(Stated exercise) Restate the records below word for word, and omit the images they hold.

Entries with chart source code

○ ○ ○ ○ ○ ○ ○

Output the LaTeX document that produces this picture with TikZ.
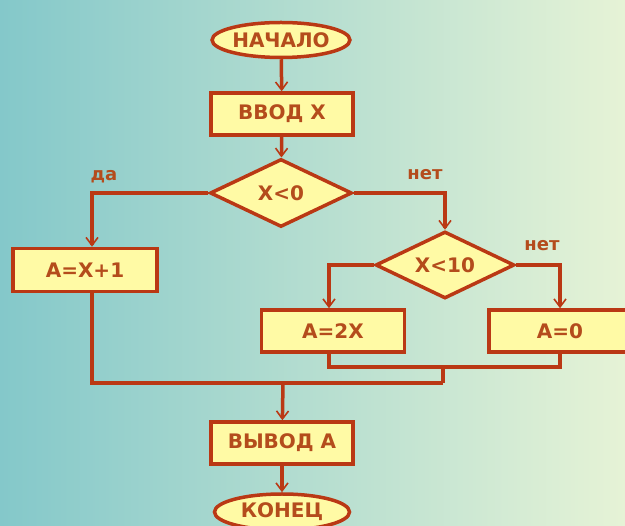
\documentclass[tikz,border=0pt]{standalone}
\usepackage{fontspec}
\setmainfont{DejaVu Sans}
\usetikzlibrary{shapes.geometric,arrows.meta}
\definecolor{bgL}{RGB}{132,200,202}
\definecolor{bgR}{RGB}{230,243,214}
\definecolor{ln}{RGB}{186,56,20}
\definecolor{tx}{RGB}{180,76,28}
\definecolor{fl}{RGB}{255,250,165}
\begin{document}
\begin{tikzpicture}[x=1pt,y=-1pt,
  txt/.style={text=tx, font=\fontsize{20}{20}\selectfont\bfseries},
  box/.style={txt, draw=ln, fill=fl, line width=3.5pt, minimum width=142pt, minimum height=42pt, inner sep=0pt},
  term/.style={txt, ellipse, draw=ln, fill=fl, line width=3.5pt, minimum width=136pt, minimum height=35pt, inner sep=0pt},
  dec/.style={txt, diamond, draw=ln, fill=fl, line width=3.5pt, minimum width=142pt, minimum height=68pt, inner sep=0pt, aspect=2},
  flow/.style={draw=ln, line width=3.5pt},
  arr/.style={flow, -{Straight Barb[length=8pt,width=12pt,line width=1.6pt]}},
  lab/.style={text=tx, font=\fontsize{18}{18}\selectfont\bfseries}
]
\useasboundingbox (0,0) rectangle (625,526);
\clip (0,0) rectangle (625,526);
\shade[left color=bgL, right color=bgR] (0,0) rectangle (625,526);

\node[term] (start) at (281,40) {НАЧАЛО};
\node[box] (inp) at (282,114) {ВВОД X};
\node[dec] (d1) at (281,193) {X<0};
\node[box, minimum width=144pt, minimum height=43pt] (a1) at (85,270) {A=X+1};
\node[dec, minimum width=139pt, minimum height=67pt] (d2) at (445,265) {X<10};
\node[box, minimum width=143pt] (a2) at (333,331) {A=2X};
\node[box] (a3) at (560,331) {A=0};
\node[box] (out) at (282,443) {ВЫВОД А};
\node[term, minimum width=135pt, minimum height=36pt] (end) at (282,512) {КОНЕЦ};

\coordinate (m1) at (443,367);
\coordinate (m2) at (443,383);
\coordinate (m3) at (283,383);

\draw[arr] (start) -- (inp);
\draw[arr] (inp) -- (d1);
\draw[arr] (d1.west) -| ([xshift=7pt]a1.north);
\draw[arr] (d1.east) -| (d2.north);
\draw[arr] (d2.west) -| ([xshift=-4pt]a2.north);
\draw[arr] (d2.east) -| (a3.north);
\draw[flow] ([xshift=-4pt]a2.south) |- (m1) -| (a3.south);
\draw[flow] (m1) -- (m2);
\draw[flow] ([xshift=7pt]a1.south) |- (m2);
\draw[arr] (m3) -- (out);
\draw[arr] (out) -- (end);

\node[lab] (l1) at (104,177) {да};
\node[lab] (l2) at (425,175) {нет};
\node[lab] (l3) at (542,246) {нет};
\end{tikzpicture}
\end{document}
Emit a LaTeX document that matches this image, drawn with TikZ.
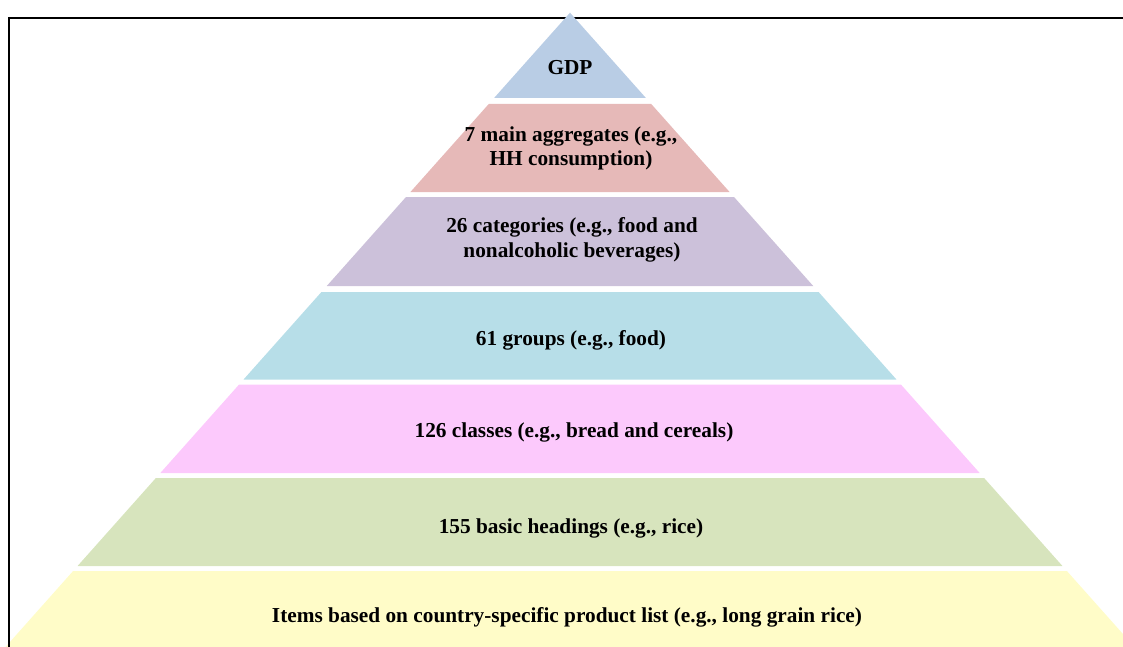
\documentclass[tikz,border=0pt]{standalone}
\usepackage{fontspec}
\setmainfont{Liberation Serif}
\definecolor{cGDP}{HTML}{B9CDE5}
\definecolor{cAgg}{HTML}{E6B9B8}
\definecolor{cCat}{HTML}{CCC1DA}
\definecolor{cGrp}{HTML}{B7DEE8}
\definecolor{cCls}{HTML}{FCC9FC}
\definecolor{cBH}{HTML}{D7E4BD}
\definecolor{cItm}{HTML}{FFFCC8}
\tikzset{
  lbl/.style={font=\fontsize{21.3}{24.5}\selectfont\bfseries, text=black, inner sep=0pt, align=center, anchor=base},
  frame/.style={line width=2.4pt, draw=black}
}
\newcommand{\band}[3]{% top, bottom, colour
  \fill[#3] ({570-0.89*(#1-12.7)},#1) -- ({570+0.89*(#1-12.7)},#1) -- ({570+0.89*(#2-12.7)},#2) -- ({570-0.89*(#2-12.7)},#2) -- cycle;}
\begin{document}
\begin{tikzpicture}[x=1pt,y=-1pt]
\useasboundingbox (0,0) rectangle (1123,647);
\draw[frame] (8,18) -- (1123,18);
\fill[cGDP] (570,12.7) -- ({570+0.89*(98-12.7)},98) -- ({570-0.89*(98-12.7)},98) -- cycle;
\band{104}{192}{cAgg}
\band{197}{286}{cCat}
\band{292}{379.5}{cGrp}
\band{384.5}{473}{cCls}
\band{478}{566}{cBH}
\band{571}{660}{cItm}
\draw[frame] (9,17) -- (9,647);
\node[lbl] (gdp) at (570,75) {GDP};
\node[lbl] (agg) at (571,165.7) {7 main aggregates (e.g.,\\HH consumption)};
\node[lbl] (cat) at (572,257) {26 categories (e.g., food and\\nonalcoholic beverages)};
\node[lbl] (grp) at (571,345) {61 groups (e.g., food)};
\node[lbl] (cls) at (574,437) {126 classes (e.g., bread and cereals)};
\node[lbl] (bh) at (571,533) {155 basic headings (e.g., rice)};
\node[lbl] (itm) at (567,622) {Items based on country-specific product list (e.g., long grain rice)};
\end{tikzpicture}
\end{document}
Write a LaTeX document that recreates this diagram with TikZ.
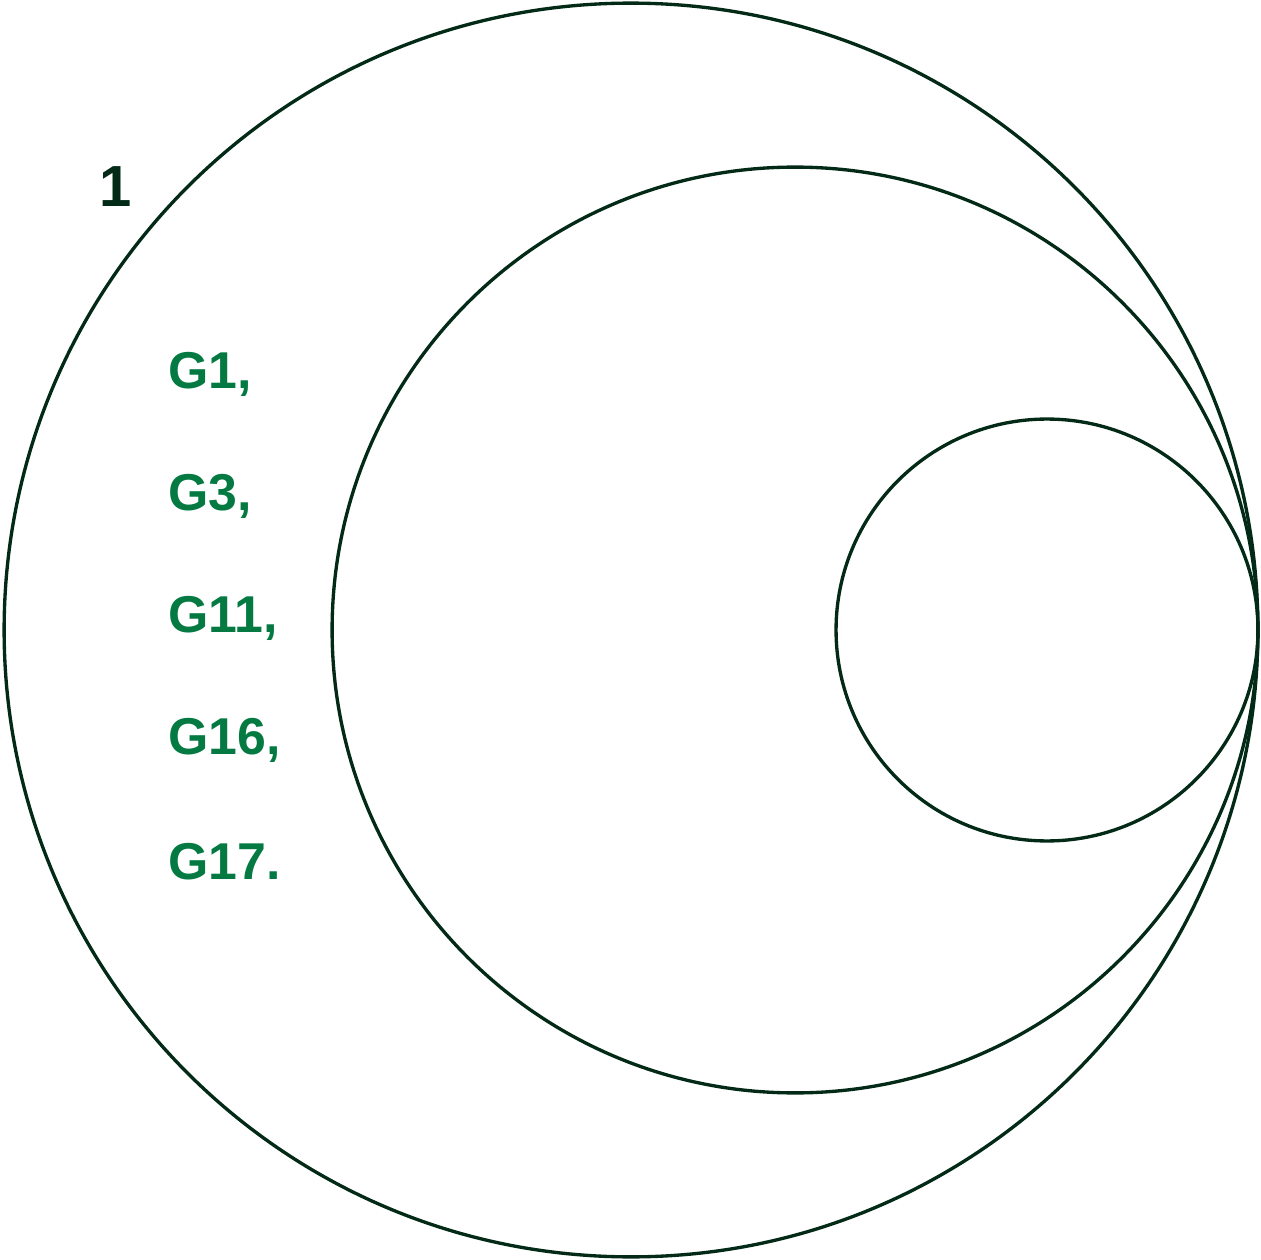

○ ○ ○ ○ ○ ○ ○

(The response)
Output the LaTeX document that produces this picture with TikZ.
\documentclass[tikz,border=0pt]{standalone}
\usepackage{fontspec}
\setmainfont{DejaVu Sans}
\usetikzlibrary{shapes.geometric,arrows.meta}
\definecolor{bgL}{RGB}{132,200,202}
\definecolor{bgR}{RGB}{230,243,214}
\definecolor{ln}{RGB}{186,56,20}
\definecolor{tx}{RGB}{180,76,28}
\definecolor{fl}{RGB}{255,250,165}
\begin{document}
\begin{tikzpicture}[x=1pt,y=-1pt,
  txt/.style={text=tx, font=\fontsize{20}{20}\selectfont\bfseries},
  box/.style={txt, draw=ln, fill=fl, line width=3.5pt, minimum width=142pt, minimum height=42pt, inner sep=0pt},
  term/.style={txt, ellipse, draw=ln, fill=fl, line width=3.5pt, minimum width=136pt, minimum height=35pt, inner sep=0pt},
  dec/.style={txt, diamond, draw=ln, fill=fl, line width=3.5pt, minimum width=142pt, minimum height=68pt, inner sep=0pt, aspect=2},
  flow/.style={draw=ln, line width=3.5pt},
  arr/.style={flow, -{Straight Barb[length=8pt,width=12pt,line width=1.6pt]}},
  lab/.style={text=tx, font=\fontsize{18}{18}\selectfont\bfseries}
]
\useasboundingbox (0,0) rectangle (625,526);
\clip (0,0) rectangle (625,526);
\shade[left color=bgL, right color=bgR] (0,0) rectangle (625,526);

\node[term] (start) at (281,40) {НАЧАЛО};
\node[box] (inp) at (282,114) {ВВОД X};
\node[dec] (d1) at (281,193) {X<0};
\node[box, minimum width=144pt, minimum height=43pt] (a1) at (85,270) {A=X+1};
\node[dec, minimum width=139pt, minimum height=67pt] (d2) at (445,265) {X<10};
\node[box, minimum width=143pt] (a2) at (333,331) {A=2X};
\node[box] (a3) at (560,331) {A=0};
\node[box] (out) at (282,443) {ВЫВОД А};
\node[term, minimum width=135pt, minimum height=36pt] (end) at (282,512) {КОНЕЦ};

\coordinate (m1) at (443,367);
\coordinate (m2) at (443,383);
\coordinate (m3) at (283,383);

\draw[arr] (start) -- (inp);
\draw[arr] (inp) -- (d1);
\draw[arr] (d1.west) -| ([xshift=7pt]a1.north);
\draw[arr] (d1.east) -| (d2.north);
\draw[arr] (d2.west) -| ([xshift=-4pt]a2.north);
\draw[arr] (d2.east) -| (a3.north);
\draw[flow] ([xshift=-4pt]a2.south) |- (m1) -| (a3.south);
\draw[flow] (m1) -- (m2);
\draw[flow] ([xshift=7pt]a1.south) |- (m2);
\draw[arr] (m3) -- (out);
\draw[arr] (out) -- (end);

\node[lab] (l1) at (104,177) {да};
\node[lab] (l2) at (425,175) {нет};
\node[lab] (l3) at (542,246) {нет};
\end{tikzpicture}
\end{document}
Emit a LaTeX document that matches this image, drawn with TikZ.
\documentclass[tikz,border=0pt]{standalone}
\usepackage{fontspec}
\setmainfont{Liberation Serif}
\definecolor{cGDP}{HTML}{B9CDE5}
\definecolor{cAgg}{HTML}{E6B9B8}
\definecolor{cCat}{HTML}{CCC1DA}
\definecolor{cGrp}{HTML}{B7DEE8}
\definecolor{cCls}{HTML}{FCC9FC}
\definecolor{cBH}{HTML}{D7E4BD}
\definecolor{cItm}{HTML}{FFFCC8}
\tikzset{
  lbl/.style={font=\fontsize{21.3}{24.5}\selectfont\bfseries, text=black, inner sep=0pt, align=center, anchor=base},
  frame/.style={line width=2.4pt, draw=black}
}
\newcommand{\band}[3]{% top, bottom, colour
  \fill[#3] ({570-0.89*(#1-12.7)},#1) -- ({570+0.89*(#1-12.7)},#1) -- ({570+0.89*(#2-12.7)},#2) -- ({570-0.89*(#2-12.7)},#2) -- cycle;}
\begin{document}
\begin{tikzpicture}[x=1pt,y=-1pt]
\useasboundingbox (0,0) rectangle (1123,647);
\draw[frame] (8,18) -- (1123,18);
\fill[cGDP] (570,12.7) -- ({570+0.89*(98-12.7)},98) -- ({570-0.89*(98-12.7)},98) -- cycle;
\band{104}{192}{cAgg}
\band{197}{286}{cCat}
\band{292}{379.5}{cGrp}
\band{384.5}{473}{cCls}
\band{478}{566}{cBH}
\band{571}{660}{cItm}
\draw[frame] (9,17) -- (9,647);
\node[lbl] (gdp) at (570,75) {GDP};
\node[lbl] (agg) at (571,165.7) {7 main aggregates (e.g.,\\HH consumption)};
\node[lbl] (cat) at (572,257) {26 categories (e.g., food and\\nonalcoholic beverages)};
\node[lbl] (grp) at (571,345) {61 groups (e.g., food)};
\node[lbl] (cls) at (574,437) {126 classes (e.g., bread and cereals)};
\node[lbl] (bh) at (571,533) {155 basic headings (e.g., rice)};
\node[lbl] (itm) at (567,622) {Items based on country-specific product list (e.g., long grain rice)};
\end{tikzpicture}
\end{document}
Write a LaTeX document that recreates this diagram with TikZ.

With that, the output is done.